Sunday, March 10, 2013

My lunch gets some Danish fashion sense.


I eat ridiculous lunches. Perhaps it is part of my workaholic 21st century, scatty academic tripping over the curb while trying to keep the inbox under control, or writing down a brilliant thought on my digital notepad (that will never make it to the final draft anyway let's face it).

Or maybe I am just a lazy vegetarian? My New York lunches always consisted of whatever I could ressurect from the bottom of my oversized canvas bag- think yogurt with a makeshift spoon molded out of the foil cover and a plastic baggie of crushed Raisin Bran; my Mississippi lunches always consisted of what leftovers from some catered event someone donated to the kitchen where the grad students had their offices-think desperate vultures hovering around cold pizza  in hipster thrift store outfits and unwashed hair; but now my lunches have taken on a classy twist in the trendy city of Copenhagen: my version of smørrebrød, the Danish open faced sandwich that looks NOTHING like the one above:



While I can appreciate the "art" of throwing meat on bread and calling it a meal, the lazy vegetarian in me cannot follow the rules of matching certain bread with toppings, grains with flesh, egg with spread, and so on. SO I made up my own rules 

1. The bread must not have mold.
2. The stuff on top must not have recently been bleeding.
3. The toppings must withstand someone who is not paying attention to the art of fine lunch-crafting, probably reading articles online, or posting about articles I just read online from somebody else who has just read that article online, probably while eating lunch. Therefore the toppings must stick to the bread (As the astute observer may note in my photograph, I have broken rule number three in my implementation of the English delicacy, "baked beans," a selection that would make an old Danish woman pass out in her herring and cheese smørrebrod. However, I was desperate and it was there on the counter, so I took a risk, bent the culinary rules if you will...and spend the next ten minutes cleaning processed bean juice off my iPad- rule number three is there FOR A REASON.) 4. The sandwich toppings CANNOT, I REPEAT CANNOT be the same for both slices. Or else you really need to rethink your creative abilities in this life. Change it up.

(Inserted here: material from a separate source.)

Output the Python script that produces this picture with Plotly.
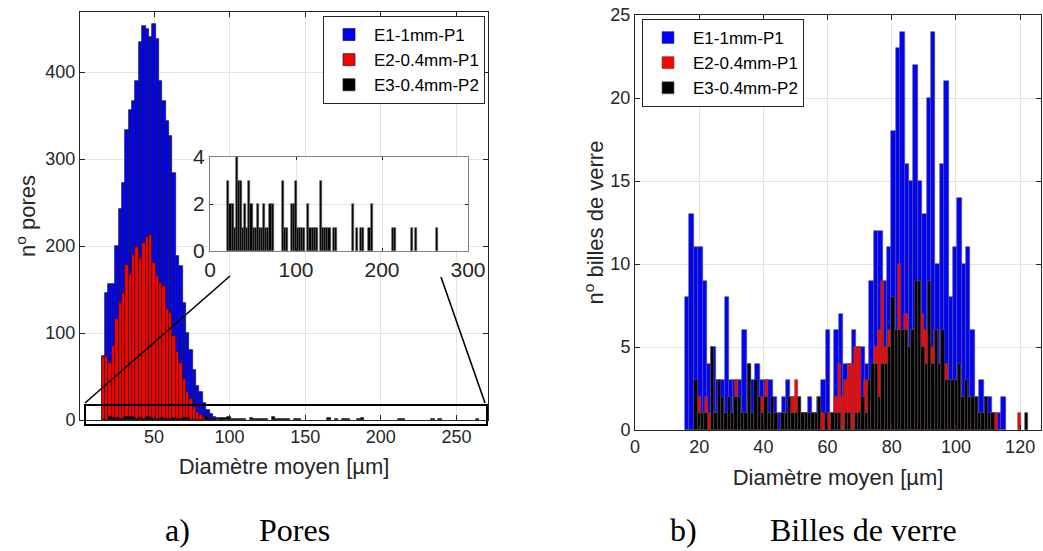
import plotly.graph_objects as go

W, H = 1043, 551

# ---------------- data : a) pores ----------------
series_names = ["E1-1mm-P1", "E2-0.4mm-P1", "E3-0.4mm-P2"]
series_colors = ["#0000ff", "#ff0000", "#000000"]

pores_bin_start_E1E2 = 15.4
pores_bin_width_E1E2 = 2.23
pores_E1 = [74, 146, 156, 156, 200, 242, 272, 333, 356, 367, 390, 434, 453, 450, 440, 455, 438, 390,
            367, 344, 327, 284, 188, 177, 135, 100, 81, 58, 39, 32, 20, 12, 7, 4, 2, 1]
pores_E2 = [72, 74, 66, 85, 116, 135, 146, 178, 168, 190, 199, 186, 203, 210, 213, 180, 165, 157,
            154, 128, 123, 97, 78, 66, 47, 32, 24, 15, 9, 6, 3, 1]
pores_bin_start_E3 = 20.1
pores_bin_width_E3 = 2.45
pores_E3 = [3, 2, 2, 1, 4, 3, 3, 1, 2, 1, 3, 2, 1, 1, 2, 1, 1, 2, 1, 1,
            2, 2, 0, 0, 0, 0, 3, 1, 1, 0, 2, 2, 3, 1, 1, 1, 1, 0, 2, 1,
            1, 1, 1, 0, 3, 1, 1, 1, 1, 0, 1, 1, 0, 0, 0, 0, 0, 0, 0, 2,
            0, 1, 0, 1, 1, 0, 0, 1, 2, 0, 0, 0, 0, 0, 0, 0, 0, 0, 1, 1,
            0, 0, 0, 0, 0, 0, 0, 1, 0, 1, 0, 0, 0, 0, 0, 0, 0, 0, 0, 1]

pores_xticks = [50, 100, 150, 200, 250]
pores_yticks = [0, 100, 200, 300, 400]
inset_xticks = [0, 100, 200, 300]
inset_yticks = [0, 2, 4]

# ---------------- data : b) billes de verre ----------------
glass_start_E1, glass_width_E1 = 15.6, 1.368
glass_E1 = [8, 13, 11, 11, 9, 4, 5, 3, 3, 8, 3, 3, 3, 6, 4, 3, 4, 3, 3, 3,
            2, 1, 2, 3, 2, 1, 1, 1, 2, 1, 2, 3, 6, 1, 6, 7, 4, 4, 6, 5,
            5, 4, 9, 12, 12, 9, 11, 18, 23, 24, 16, 15, 22, 15, 13, 20, 24, 10, 16, 21,
            8, 11, 14, 10, 11, 6, 2, 3, 2, 2, 1, 1, 2]
glass_start_E2, glass_width_E2 = 18.6, 1.037
glass_E2 = [1, 2, 1, 2, 1, 1, 0, 2, 1, 1, 1, 1, 3, 1, 1, 1, 2, 1, 1, 1,
            2, 3, 1, 1, 1, 0, 1, 1, 1, 2, 3, 2, 1, 1, 0, 1, 1, 0, 1, 0,
            1, 1, 2, 4, 2, 3, 4, 4, 5, 5, 1, 3, 2, 3, 5, 6, 9, 5, 6, 4,
            6, 10, 6, 7, 5, 6, 5, 4, 7, 6, 3, 5, 6, 3, 6, 4, 2, 3, 3, 3,
            2, 1, 2, 1, 1, 1, 0, 1, 0, 1, 1, 0, 0, 0, 0, 0, 0, 1, 0, 0]
glass_start_E3, glass_width_E3 = 18.5, 1.04
glass_E3 = [3, 1, 1, 1, 0, 5, 1, 3, 2, 1, 2, 1, 2, 2, 1, 1, 4, 1, 3, 2,
            1, 2, 1, 2, 1, 0, 1, 1, 2, 1, 1, 2, 1, 1, 1, 1, 1, 2, 0, 1,
            0, 1, 1, 1, 0, 1, 1, 0, 1, 1, 2, 1, 3, 4, 4, 2, 4, 4, 5, 8,
            6, 6, 6, 6, 5, 6, 9, 9, 5, 4, 9, 4, 6, 4, 6, 3, 3, 3, 3, 4,
            2, 3, 2, 2, 2, 1, 1, 2, 1, 1, 0, 0, 0, 0, 0, 0, 0, 0, 0, 1]
glass_xticks = [0, 20, 40, 60, 80, 100, 120]
glass_yticks = [0, 5, 10, 15, 20, 25]

captions = [("a)", "Pores"), ("b)", "Billes de verre")]
xlabel = "Diamètre moyen [µm]"
ylabel_a = "n<sup>o</sup> pores"
ylabel_b = "n<sup>o</sup> billes de verre"


def centers(start, width, counts):
    return [start + width * (i + 0.5) for i in range(len(counts))]


def nz(counts):
    return [c if c > 0 else None for c in counts]


fig = go.Figure()

# ---- panel a main ----
pores_sets = [(pores_E1, pores_bin_start_E1E2, pores_bin_width_E1E2),
              (pores_E2, pores_bin_start_E1E2, pores_bin_width_E1E2),
              (pores_E3, pores_bin_start_E3, pores_bin_width_E3)]
for (cnt, st, wd), name, col in zip(pores_sets, series_names, series_colors):
    fig.add_trace(go.Bar(x=centers(st, wd, cnt), y=nz(cnt), width=wd, name=name,
                         marker=dict(color=col, line=dict(color="#1a1a1a", width=0.7)),
                         xaxis="x", yaxis="y", legend="legend"))

# ---- inset ----
fig.add_trace(go.Bar(x=centers(pores_bin_start_E3, pores_bin_width_E3, pores_E3), y=nz(pores_E3),
                     width=pores_bin_width_E3, name=series_names[2], showlegend=False,
                     marker=dict(color="#000000", line=dict(color="#555555", width=0.6)),
                     xaxis="x3", yaxis="y3"))

# ---- panel b ----
glass_sets = [(glass_E1, glass_start_E1, glass_width_E1),
              (glass_E2, glass_start_E2, glass_width_E2),
              (glass_E3, glass_start_E3, glass_width_E3)]
for (cnt, st, wd), name, col in zip(glass_sets, series_names, series_colors):
    fig.add_trace(go.Bar(x=centers(st, wd, cnt), y=nz(cnt), width=wd, name=name,
                         marker=dict(color=col, line=dict(color="#555555", width=0.6)),
                         xaxis="x2", yaxis="y2", legend="legend2"))


def px_x(px):
    return px / W


def px_y(py):
    return 1 - py / H


AX_COL = "#262626"
GRID = "#e4e4e4"
FONT = "Liberation Sans, Arial, sans-serif"

common = dict(showline=True, linecolor=AX_COL, linewidth=1, mirror="ticks", ticks="inside",
              ticklen=5, tickcolor=AX_COL, showgrid=True, gridcolor=GRID, gridwidth=1,
              zeroline=False, automargin=False,
              tickfont=dict(family=FONT, size=18, color=AX_COL))
inset_common = {**common, "tickfont": dict(family=FONT, size=21, color=AX_COL),
                "linecolor": "#7f7f7f", "ticklen": 3}

fig.update_layout(
    width=W, height=H, margin=dict(l=0, r=0, t=0, b=0),
    paper_bgcolor="white", plot_bgcolor="white", barmode="overlay", bargap=0,
    template="none", font=dict(family=FONT, color=AX_COL),
    xaxis=dict(domain=[px_x(80), px_x(488)], range=[1.06, 270.9], tickvals=pores_xticks,
               anchor="y", title=dict(text=xlabel, font=dict(size=22), standoff=13), **common),
    yaxis=dict(domain=[px_y(420), px_y(12)], range=[0, 469], tickvals=pores_yticks,
               anchor="x", title=dict(text=ylabel_a, font=dict(size=22), standoff=3), **common),
    xaxis3=dict(domain=[px_x(210), px_x(468)], range=[0, 300], tickvals=inset_xticks,
                anchor="y3", **inset_common),
    yaxis3=dict(domain=[px_y(251), px_y(157)], range=[0, 4], tickvals=inset_yticks,
                anchor="x3", **inset_common),
    xaxis2=dict(domain=[px_x(635), px_x(1041)], range=[0, 126.5], tickvals=glass_xticks,
                anchor="y2", title=dict(text=xlabel, font=dict(size=22), standoff=14), **common),
    yaxis2=dict(domain=[px_y(430), px_y(15)], range=[0, 25], tickvals=glass_yticks,
                anchor="x2", title=dict(text=ylabel_b, font=dict(size=22), standoff=0), **common),
    legend=dict(x=px_x(323), y=px_y(16), xanchor="left", yanchor="top", bgcolor="white",
                bordercolor=AX_COL, borderwidth=1, font=dict(family=FONT, size=17, color="#000"),
                tracegroupgap=0, itemwidth=40),
    legend2=dict(x=px_x(642), y=px_y(19), xanchor="left", yanchor="top", bgcolor="white",
                 bordercolor=AX_COL, borderwidth=1, font=dict(family=FONT, size=17, color="#000"),
                 tracegroupgap=0, itemwidth=40),
)

# zoom indicator (rectangle + connecting lines) in paper coordinates
shapes = [
    dict(type="rect", xref="paper", yref="paper", x0=px_x(85), x1=px_x(487), y0=px_y(425), y1=px_y(405),
         line=dict(color="black", width=2)),
    dict(type="line", xref="paper", yref="paper", x0=px_x(85), y0=px_y(403), x1=px_x(230), y1=px_y(276),
         line=dict(color="black", width=1.6)),
    dict(type="line", xref="paper", yref="paper", x0=px_x(441), y0=px_y(277), x1=px_x(485), y1=px_y(403),
         line=dict(color="black", width=1.6)),
]
fig.update_layout(shapes=shapes)

# captions
cap_font = dict(family="Liberation Serif, Times New Roman, serif", size=32, color="black")
cap_pos = [(163, 257), (668, 768)]
for (lab, txt), (xl, xt) in zip(captions, cap_pos):
    fig.add_annotation(text=lab, x=px_x(xl), y=px_y(530), xref="paper", yref="paper",
                       xanchor="left", yanchor="middle", showarrow=False, font=cap_font)
    fig.add_annotation(text=txt, x=px_x(xt), y=px_y(530), xref="paper", yref="paper",
                       xanchor="left", yanchor="middle", showarrow=False, font=cap_font)

fig.write_html("out.html", config={"displayModeBar": False},
               post_script="document.body.style.margin='0px';document.body.style.overflow='hidden';")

So I eat sandwiches with a knife and fork now, so what? We all get civilized sometime.

Thursday, February 28, 2013


Back to the blog. After months of being here in Copenhagen with no record of my experience except the smiling Facebook photos countered directly by records of frustrated, depressing emails to family and friends, I finally realize I should record some of this in a productive manner so I don't reflect back and wonder why I didn't realize that I had a split personality. But I do...have a split personality. I am both positive about my decision to come here and think it was really stupid. I like working in an exotic location and I wish I had my family and friends around to interrupt me from my work. I am a cosmopolitan international traveler getting places on my bike, muddling through Danish, winning the hearts of young Scandinavian students, and completely an American in a way I never knew before, a screw-you-stop-taking-all-my-money-with-your-taxes kind of way. This has been one big lesson in the failure of self-expectations (and of the futility of setting ridiculous self-expectations. But more on that later, for now I have to try to enjoy the perks of being in Copenhagen- and since I have to work all the time and I have not yet made friends- I have brilliantly combined engaging in a tourist activity with work by sitting in a Copenhagen cafe drinking a latte with one hand, surfing my Mac with the other. Funds are limited so I enjoy one of the best work places in town, Nutid, a cafe located across from Sankt Petri Kirke right near the central University in town. The coffee is incredibly cheap, the Wifi consistent (very unusual here since there is only a small group of us cafe goers who work- most seem to prefer social interaction), everyone is young and good looking since it is right near University of Copenhagen, and it is also one of those non-profits with pictures of laughing Africans on the walls of the bathroom. It has the best view of bustling university cyclists (and the occasional cycling granny because there is always an a cycling granny. I heard somewhere that the Danish state hires them to cycle around smiling all day to improve the city's moral. It works.